* _Task goal_
Copy every line in the records below that contains the word "with".

══ Record extracts ══

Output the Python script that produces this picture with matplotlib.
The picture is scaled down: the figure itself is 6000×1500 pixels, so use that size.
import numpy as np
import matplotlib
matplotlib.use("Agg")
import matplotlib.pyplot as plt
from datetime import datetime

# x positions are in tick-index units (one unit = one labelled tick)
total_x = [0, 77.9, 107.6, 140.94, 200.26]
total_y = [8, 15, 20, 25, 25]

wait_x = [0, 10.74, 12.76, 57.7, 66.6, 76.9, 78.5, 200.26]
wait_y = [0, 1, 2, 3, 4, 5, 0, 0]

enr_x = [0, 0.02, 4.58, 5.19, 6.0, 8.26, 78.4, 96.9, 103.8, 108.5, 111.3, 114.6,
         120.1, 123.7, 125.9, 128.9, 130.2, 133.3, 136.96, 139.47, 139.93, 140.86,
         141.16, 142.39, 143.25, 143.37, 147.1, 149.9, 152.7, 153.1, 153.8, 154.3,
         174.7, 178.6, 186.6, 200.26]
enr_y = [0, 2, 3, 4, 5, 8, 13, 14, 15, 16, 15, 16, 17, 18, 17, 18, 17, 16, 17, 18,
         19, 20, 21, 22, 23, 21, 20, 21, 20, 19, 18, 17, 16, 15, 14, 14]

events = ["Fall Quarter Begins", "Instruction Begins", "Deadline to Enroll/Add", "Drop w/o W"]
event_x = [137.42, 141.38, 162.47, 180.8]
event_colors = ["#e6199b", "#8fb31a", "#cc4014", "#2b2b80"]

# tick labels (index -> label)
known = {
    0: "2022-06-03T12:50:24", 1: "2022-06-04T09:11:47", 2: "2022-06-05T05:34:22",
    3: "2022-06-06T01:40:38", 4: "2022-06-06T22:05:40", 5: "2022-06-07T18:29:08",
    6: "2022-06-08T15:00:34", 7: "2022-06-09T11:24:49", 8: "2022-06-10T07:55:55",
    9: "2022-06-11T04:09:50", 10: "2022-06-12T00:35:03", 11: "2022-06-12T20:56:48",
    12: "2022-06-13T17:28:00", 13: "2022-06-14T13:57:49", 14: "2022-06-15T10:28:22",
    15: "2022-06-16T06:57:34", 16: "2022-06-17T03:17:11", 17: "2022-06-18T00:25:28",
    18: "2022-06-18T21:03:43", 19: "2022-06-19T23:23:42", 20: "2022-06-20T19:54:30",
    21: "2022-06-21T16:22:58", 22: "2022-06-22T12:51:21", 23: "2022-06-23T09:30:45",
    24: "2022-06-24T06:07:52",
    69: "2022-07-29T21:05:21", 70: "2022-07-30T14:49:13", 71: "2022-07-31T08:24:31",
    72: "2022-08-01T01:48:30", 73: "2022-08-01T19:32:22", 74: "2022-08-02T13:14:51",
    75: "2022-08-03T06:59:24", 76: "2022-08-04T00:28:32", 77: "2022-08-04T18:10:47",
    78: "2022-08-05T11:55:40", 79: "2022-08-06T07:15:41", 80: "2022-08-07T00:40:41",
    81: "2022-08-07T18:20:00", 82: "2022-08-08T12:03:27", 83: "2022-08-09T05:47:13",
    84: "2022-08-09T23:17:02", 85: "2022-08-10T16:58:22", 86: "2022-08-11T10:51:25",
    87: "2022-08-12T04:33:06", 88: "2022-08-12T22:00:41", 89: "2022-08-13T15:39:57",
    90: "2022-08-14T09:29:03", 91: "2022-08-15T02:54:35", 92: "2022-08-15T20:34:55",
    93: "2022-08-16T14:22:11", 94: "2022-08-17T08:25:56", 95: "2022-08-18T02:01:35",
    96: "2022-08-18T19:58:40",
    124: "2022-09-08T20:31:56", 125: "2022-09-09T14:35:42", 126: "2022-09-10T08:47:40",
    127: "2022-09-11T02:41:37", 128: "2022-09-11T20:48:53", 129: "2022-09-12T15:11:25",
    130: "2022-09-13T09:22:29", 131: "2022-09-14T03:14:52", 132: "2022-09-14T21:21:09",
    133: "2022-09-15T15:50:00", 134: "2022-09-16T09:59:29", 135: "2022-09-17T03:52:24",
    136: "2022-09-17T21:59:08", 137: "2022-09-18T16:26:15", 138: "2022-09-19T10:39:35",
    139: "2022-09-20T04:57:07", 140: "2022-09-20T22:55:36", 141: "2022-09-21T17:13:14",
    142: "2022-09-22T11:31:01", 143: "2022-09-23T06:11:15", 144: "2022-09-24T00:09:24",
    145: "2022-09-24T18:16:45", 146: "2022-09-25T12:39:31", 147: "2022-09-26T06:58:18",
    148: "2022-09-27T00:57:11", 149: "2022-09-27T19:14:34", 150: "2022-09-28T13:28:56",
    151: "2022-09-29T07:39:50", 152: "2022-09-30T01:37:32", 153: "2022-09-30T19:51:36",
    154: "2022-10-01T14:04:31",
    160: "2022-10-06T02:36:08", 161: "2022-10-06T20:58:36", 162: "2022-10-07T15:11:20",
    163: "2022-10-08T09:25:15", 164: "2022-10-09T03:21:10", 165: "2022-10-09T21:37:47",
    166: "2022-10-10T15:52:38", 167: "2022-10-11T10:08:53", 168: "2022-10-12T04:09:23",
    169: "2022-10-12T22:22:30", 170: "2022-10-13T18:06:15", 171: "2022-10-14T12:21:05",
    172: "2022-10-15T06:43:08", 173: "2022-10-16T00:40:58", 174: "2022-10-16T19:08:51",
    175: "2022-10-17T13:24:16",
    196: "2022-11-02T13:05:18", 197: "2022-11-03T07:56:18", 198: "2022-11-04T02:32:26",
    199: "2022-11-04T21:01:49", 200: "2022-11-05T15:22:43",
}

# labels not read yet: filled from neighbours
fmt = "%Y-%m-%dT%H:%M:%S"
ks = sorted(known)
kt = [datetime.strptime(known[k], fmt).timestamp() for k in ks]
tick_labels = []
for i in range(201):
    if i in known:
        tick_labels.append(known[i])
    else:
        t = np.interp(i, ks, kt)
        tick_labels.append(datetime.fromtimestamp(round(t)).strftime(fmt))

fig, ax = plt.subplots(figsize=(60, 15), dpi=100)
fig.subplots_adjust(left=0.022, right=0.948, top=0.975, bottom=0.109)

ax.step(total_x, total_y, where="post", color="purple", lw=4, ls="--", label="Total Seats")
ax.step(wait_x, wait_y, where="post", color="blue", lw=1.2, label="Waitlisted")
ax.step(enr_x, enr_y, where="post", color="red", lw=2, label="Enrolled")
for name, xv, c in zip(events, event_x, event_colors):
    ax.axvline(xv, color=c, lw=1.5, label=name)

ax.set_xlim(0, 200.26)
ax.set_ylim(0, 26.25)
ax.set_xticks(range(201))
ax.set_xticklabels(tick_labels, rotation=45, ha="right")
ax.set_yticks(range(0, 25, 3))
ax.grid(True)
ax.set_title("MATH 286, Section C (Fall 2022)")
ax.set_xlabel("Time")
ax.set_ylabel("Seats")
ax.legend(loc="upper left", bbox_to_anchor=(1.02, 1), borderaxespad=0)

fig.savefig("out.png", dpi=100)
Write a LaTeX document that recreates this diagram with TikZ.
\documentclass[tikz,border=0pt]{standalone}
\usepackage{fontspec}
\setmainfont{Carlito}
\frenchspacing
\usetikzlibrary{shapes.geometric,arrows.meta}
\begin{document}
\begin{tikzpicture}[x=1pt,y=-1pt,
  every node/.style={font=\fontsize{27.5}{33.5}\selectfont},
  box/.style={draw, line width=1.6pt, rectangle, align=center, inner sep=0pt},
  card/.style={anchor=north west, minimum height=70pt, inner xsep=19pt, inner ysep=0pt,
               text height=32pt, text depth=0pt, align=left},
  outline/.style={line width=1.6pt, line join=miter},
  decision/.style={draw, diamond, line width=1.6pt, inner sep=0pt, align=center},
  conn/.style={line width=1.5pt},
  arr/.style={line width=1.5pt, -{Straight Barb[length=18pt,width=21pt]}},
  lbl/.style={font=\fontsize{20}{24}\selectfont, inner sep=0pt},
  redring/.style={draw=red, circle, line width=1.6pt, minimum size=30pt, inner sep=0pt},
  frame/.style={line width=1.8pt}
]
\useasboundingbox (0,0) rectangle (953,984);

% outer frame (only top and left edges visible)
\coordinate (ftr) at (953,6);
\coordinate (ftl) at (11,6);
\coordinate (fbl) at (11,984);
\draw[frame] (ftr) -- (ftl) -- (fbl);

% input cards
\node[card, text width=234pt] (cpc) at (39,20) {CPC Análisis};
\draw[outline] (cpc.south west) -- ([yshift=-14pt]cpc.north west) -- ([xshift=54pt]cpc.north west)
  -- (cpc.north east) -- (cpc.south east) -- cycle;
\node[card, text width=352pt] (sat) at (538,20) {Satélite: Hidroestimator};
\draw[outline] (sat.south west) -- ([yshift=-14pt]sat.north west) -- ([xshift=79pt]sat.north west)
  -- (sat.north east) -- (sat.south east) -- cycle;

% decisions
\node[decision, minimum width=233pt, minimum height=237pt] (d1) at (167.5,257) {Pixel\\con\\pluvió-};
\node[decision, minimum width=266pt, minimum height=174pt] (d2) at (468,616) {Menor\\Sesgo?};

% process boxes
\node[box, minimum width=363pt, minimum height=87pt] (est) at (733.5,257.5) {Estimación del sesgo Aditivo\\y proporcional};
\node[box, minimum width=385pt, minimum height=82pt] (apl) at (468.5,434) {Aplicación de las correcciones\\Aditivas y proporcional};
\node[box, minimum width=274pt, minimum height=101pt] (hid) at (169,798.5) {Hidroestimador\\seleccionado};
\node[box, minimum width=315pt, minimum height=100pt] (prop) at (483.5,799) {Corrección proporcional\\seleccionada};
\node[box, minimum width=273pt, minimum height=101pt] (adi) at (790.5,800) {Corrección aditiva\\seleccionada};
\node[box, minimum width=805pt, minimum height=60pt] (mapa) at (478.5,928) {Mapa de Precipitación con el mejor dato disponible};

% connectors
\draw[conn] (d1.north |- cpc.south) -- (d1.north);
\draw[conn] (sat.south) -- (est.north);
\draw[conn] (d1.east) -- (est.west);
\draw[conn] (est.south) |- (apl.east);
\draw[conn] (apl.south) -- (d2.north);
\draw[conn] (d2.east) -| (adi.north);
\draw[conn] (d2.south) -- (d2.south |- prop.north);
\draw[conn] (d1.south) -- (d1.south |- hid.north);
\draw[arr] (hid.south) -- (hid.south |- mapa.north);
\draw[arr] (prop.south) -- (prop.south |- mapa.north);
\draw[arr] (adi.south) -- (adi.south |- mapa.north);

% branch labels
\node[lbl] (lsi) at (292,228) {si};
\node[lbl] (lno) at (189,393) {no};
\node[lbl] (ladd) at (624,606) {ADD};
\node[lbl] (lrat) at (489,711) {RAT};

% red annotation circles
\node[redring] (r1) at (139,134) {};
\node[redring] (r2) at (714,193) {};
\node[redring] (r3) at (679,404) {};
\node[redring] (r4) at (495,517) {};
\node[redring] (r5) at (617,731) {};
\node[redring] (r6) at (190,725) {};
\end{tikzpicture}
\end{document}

═══

* _Task result_
Output the Python script that produces this picture with matplotlib.
Write a LaTeX document that recreates this diagram with TikZ.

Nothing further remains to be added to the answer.